WORK REQUIRED
Nothing but the lines from the one containing "Recreate this image" down to the one containing "162.3, 160.3, 165.8];", both included, should be echoed, and each exactly as it stands.
-.-.-
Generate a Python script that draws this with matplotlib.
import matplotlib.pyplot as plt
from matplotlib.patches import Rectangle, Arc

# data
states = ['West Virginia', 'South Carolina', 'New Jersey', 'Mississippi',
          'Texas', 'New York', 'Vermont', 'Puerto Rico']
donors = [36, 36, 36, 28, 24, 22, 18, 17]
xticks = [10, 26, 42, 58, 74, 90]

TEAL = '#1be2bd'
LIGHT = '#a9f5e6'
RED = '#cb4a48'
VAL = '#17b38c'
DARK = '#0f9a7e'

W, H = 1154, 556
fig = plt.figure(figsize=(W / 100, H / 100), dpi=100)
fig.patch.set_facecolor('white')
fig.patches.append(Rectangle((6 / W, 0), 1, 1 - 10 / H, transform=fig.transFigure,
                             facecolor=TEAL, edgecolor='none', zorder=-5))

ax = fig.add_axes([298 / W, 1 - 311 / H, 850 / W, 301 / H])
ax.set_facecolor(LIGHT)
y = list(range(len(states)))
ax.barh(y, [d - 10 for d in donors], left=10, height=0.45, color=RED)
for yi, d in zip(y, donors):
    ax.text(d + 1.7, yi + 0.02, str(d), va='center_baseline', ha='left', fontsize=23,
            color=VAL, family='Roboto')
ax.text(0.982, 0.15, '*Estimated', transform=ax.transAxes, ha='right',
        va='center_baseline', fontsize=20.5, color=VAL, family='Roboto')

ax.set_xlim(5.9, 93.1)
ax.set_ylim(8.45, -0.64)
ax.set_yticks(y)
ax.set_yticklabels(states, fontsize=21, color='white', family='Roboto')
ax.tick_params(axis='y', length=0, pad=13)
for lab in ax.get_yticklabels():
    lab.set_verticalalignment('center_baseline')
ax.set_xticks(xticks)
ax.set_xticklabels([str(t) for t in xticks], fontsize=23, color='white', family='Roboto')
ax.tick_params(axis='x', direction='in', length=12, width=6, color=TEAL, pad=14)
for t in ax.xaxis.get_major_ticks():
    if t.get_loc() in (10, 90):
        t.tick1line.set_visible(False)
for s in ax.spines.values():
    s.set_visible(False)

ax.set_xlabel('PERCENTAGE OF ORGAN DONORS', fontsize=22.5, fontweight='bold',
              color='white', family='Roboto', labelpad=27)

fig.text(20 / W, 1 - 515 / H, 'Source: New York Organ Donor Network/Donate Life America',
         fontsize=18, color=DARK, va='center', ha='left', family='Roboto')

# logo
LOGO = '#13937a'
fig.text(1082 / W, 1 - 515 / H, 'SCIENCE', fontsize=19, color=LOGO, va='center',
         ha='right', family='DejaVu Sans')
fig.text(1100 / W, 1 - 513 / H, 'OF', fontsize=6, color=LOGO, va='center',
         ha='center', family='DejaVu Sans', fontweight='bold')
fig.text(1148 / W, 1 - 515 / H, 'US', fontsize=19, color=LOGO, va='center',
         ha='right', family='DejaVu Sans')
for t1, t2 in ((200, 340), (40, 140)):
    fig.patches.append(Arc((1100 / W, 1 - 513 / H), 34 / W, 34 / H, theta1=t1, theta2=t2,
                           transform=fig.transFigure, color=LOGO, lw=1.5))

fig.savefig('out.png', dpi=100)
-.-.-
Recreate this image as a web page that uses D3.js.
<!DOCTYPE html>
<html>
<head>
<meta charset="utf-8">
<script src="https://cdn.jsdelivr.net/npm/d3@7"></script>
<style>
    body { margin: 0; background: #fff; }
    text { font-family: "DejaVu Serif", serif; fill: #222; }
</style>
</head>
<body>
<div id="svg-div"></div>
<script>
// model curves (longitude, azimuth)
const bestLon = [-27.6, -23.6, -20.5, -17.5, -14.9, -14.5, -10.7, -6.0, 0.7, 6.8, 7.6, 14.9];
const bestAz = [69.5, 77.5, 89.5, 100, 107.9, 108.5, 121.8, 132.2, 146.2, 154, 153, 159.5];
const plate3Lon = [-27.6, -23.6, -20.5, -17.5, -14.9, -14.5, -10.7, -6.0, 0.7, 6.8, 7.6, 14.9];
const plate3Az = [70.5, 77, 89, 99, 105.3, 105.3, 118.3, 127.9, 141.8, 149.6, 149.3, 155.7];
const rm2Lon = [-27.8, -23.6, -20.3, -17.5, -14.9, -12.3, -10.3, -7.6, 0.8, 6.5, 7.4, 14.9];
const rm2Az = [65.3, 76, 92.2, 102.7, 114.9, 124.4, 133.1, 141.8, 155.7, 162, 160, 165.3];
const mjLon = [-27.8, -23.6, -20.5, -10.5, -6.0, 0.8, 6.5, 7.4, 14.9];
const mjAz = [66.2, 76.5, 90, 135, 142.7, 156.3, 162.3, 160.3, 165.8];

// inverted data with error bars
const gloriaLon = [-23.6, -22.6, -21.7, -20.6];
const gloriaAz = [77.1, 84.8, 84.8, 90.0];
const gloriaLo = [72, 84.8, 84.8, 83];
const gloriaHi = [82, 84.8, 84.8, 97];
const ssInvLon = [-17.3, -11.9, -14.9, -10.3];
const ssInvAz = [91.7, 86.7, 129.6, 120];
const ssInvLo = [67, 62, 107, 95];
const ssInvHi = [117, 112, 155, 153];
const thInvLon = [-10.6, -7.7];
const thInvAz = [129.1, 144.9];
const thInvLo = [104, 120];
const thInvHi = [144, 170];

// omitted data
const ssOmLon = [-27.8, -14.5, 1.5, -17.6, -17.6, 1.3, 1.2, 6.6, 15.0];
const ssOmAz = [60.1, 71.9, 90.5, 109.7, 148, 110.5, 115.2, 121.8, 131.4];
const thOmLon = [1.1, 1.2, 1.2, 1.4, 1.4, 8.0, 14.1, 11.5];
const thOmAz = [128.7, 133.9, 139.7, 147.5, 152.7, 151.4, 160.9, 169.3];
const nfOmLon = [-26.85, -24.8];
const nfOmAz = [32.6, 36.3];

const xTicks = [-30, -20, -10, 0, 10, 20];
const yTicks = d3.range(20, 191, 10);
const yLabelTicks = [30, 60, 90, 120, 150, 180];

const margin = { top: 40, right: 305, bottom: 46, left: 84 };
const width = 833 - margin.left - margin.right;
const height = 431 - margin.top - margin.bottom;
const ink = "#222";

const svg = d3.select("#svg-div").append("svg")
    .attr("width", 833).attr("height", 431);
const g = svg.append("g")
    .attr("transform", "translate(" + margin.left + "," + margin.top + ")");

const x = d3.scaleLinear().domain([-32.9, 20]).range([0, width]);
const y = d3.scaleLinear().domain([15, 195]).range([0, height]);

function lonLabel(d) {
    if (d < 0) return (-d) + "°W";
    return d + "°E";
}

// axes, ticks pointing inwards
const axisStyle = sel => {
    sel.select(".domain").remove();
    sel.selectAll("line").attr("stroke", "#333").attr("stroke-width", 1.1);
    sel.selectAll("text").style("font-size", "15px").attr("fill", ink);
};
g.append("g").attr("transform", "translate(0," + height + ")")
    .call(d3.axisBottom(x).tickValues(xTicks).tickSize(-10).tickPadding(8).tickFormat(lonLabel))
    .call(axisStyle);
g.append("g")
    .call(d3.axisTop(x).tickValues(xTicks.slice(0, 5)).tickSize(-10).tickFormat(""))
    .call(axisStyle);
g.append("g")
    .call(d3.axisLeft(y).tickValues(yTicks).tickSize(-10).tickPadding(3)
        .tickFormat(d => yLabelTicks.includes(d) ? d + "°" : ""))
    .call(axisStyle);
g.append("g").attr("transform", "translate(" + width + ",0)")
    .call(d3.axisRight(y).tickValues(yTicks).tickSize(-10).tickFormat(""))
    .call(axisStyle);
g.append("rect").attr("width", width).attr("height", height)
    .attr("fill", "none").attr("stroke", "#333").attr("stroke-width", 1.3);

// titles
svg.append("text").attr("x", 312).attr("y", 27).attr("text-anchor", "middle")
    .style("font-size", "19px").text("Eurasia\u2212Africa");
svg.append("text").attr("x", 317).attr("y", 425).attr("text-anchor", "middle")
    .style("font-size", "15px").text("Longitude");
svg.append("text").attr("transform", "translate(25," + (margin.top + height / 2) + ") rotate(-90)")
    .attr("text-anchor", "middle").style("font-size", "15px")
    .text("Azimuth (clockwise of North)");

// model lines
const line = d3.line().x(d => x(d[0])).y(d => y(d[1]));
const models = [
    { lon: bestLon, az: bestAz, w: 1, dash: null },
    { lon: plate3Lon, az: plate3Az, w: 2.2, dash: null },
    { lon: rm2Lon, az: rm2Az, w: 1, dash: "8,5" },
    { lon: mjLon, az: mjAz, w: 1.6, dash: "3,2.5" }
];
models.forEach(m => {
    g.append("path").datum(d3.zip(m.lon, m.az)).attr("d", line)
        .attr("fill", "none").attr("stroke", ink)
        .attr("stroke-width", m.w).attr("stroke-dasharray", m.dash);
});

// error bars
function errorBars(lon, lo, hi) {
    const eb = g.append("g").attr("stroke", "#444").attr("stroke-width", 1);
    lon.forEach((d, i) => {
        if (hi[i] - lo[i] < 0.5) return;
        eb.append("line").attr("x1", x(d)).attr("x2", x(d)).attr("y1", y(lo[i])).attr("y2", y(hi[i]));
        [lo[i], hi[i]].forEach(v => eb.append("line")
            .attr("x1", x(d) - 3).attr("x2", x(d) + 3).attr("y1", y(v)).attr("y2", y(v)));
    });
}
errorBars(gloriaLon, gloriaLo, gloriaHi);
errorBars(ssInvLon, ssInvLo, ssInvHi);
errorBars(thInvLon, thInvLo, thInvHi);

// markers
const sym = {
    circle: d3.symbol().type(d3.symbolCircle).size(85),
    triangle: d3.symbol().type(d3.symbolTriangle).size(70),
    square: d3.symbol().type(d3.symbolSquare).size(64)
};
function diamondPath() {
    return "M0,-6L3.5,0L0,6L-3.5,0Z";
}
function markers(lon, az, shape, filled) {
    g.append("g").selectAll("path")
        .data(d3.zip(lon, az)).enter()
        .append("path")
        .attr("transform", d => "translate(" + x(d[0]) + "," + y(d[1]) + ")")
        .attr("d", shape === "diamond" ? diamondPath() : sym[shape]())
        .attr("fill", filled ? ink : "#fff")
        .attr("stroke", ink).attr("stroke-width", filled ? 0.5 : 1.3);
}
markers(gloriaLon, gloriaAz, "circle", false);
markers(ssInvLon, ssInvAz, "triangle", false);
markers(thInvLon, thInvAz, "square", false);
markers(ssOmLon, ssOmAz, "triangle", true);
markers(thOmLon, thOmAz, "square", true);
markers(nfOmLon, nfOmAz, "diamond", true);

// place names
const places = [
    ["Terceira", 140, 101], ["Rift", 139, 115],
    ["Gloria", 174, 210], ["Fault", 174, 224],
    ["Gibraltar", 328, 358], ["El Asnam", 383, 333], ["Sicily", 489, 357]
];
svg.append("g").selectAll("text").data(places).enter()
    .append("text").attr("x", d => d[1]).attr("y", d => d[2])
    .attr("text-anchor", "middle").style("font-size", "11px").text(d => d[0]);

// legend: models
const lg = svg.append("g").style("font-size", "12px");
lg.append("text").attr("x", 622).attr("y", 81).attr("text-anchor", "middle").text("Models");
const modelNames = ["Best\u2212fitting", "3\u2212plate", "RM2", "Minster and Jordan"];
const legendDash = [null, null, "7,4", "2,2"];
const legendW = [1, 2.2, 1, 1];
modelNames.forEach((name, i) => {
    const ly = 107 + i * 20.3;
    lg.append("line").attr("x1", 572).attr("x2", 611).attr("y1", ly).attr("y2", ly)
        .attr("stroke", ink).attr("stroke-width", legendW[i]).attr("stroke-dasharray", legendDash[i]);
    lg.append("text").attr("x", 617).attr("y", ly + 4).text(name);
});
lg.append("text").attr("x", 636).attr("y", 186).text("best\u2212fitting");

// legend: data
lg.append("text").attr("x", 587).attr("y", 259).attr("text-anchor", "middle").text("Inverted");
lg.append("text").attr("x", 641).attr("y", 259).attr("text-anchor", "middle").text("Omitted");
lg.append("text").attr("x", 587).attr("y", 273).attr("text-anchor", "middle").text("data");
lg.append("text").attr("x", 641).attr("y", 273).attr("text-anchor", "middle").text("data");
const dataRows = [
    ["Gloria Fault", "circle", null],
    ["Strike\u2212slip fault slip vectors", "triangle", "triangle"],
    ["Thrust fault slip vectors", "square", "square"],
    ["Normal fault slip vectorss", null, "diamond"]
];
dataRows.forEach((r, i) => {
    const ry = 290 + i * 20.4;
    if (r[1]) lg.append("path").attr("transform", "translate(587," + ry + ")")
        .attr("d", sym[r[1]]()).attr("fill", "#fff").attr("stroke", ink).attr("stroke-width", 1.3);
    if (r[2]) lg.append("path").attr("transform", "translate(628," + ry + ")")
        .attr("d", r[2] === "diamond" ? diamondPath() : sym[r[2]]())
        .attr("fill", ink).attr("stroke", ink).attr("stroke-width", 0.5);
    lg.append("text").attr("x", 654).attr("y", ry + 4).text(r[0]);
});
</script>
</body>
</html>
-.-.-
FINAL RESULT
Recreate this image as a web page that uses D3.js.
<!DOCTYPE html>
<html>
<head>
<meta charset="utf-8">
<script src="https://cdn.jsdelivr.net/npm/d3@7"></script>
<style>
    body { margin: 0; background: #fff; }
    text { font-family: "DejaVu Serif", serif; fill: #222; }
</style>
</head>
<body>
<div id="svg-div"></div>
<script>
// model curves (longitude, azimuth)
const bestLon = [-27.6, -23.6, -20.5, -17.5, -14.9, -14.5, -10.7, -6.0, 0.7, 6.8, 7.6, 14.9];
const bestAz = [69.5, 77.5, 89.5, 100, 107.9, 108.5, 121.8, 132.2, 146.2, 154, 153, 159.5];
const plate3Lon = [-27.6, -23.6, -20.5, -17.5, -14.9, -14.5, -10.7, -6.0, 0.7, 6.8, 7.6, 14.9];
const plate3Az = [70.5, 77, 89, 99, 105.3, 105.3, 118.3, 127.9, 141.8, 149.6, 149.3, 155.7];
const rm2Lon = [-27.8, -23.6, -20.3, -17.5, -14.9, -12.3, -10.3, -7.6, 0.8, 6.5, 7.4, 14.9];
const rm2Az = [65.3, 76, 92.2, 102.7, 114.9, 124.4, 133.1, 141.8, 155.7, 162, 160, 165.3];
const mjLon = [-27.8, -23.6, -20.5, -10.5, -6.0, 0.8, 6.5, 7.4, 14.9];
const mjAz = [66.2, 76.5, 90, 135, 142.7, 156.3, 162.3, 160.3, 165.8];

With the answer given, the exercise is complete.